Wednesday, January 4, 2017

Do not tie yourself to your passions

From the Prologue of Ohrid

From St. Nikolai Velimirovich of Ohrid's Prologue: St. Clement of Alexandria tells of a horrible custom among the barbarians. He says that when they capture their enemy, they tie him alive to the corpse of a dead man and leave them bound together so that the living and dead rot together. If only it could be said: "Thank God that this barbarian custom is past!" In essence it has not passed, but reigns today in full force.
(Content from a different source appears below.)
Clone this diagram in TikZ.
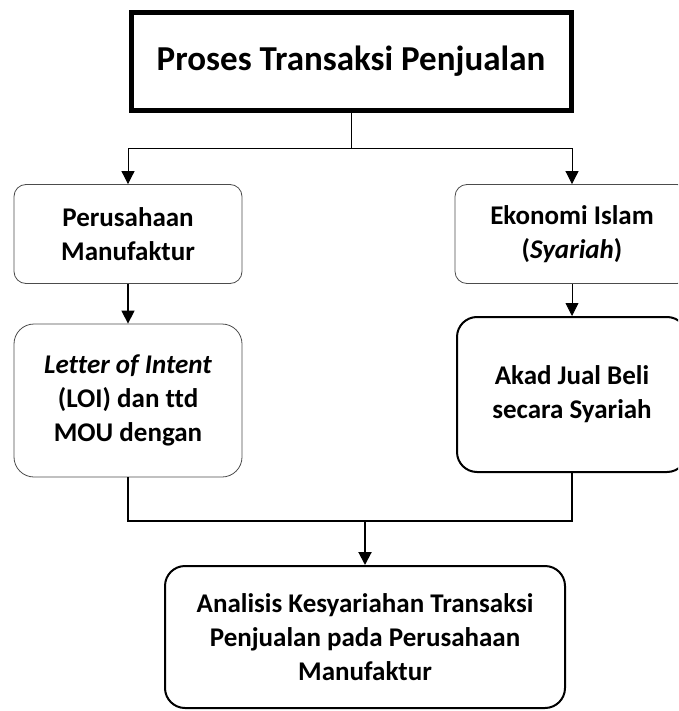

Everyone who ties their living spirit to flesh deadened by barbarian passions is the same as the one who ties a living man to a corpse and leaves them both to decay.

Προτρεπτικὸς πρὸς Ἕλληνας

Here's the direct quote from Clement's Exortation to the Greeks/Heathens: For that wicked reptile monster, by his enchantments, enslaves and plagues men even till now; inflicting, as seems to me, such barbarous vengeance on them as those who are said to bind the captives to corpses till they rot together. This wicked tyrant and serpent, accordingly, binding fast with the miserable chain of superstition whomsoever he can draw to his side from their birth, to stones, and stocks, and images, and such like idols, may with truth be said to have taken and buried living men with those dead idols, till both suffer corruption together.